Frankly speaking, the way that Hugo Chavéz's mind is set, we should not be that much surprised with this possibility. For someone who even ordered to have Simón Bolívar's tomb reopened (note: he died in the nineteenth century …) to exhume his body (which body?), invading a neighbour would not be a big deal. He would only be increasing his dictatorial territory (wouldn't he?…).
Meanwhile, Alexandre Haubrich [pt] is convinced that the show was in fact about disinformation:
Algumas emissoras já não sabem mais a que recursos apelar para criar um clima de confronto e de inimizade entre os brasileiros e a esquerda ascendente no restante da América Latina. É o medo de ver o Brasil tomar os mesmos rumos. A desinformação parece ser a melhor arma dessa corja de “defensores da democracia”.

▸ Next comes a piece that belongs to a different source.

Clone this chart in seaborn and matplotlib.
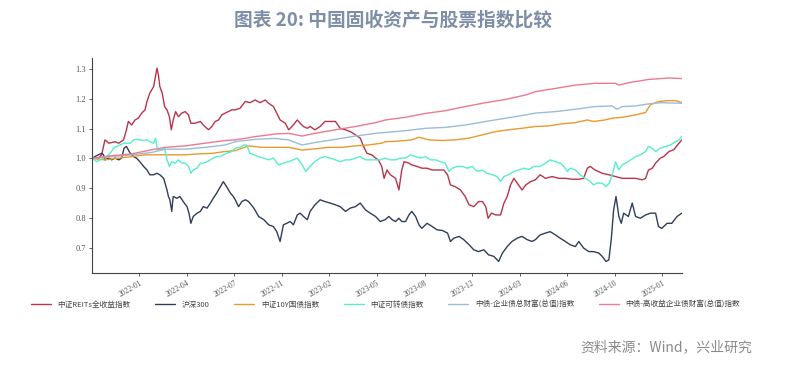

Some broadcasters no longer know what to resort to in order to create an atsmosphere of confrontation and emnity between Brazilians and the upward left wing in the rest of Latin America. This is for fear that Brazil will take the same path. Disinformation seems to be the best weapon for this rabble of “democracy actvists”.
Whereas Renan Reis [pt] suggests that the show should actually be called “Manipulation Central” instead, as he believes that it only contributes to the alienation of the population; the blogger thinks it is a shame that most people are unaware of this, but he is not sure what he can do to help:
O que podemos fazer? Eu pessoalmente não vejo nada que esteja ao meu alcança além de expressar minha indignidade com a questão por meio da internet. O que desejo ao Brasil é que largue sua ignorância, tanto sobre a manipulação que sofre quanto a ignorância de sua própria natureza.
What can we do? I personally see nothing whithin my reach, apart from expressing my indignination regarding this issue through the Internet. What I wish for Brazilians is that they leave their ignorance behind, both about the manipulation they suffer and about the blissful ignorance of themselves.
A Hugo Chavez look alike was hired to try to cross the border on foot, by bike and on horseback
Blogging is always, we would say, a good way to get the ball rolling.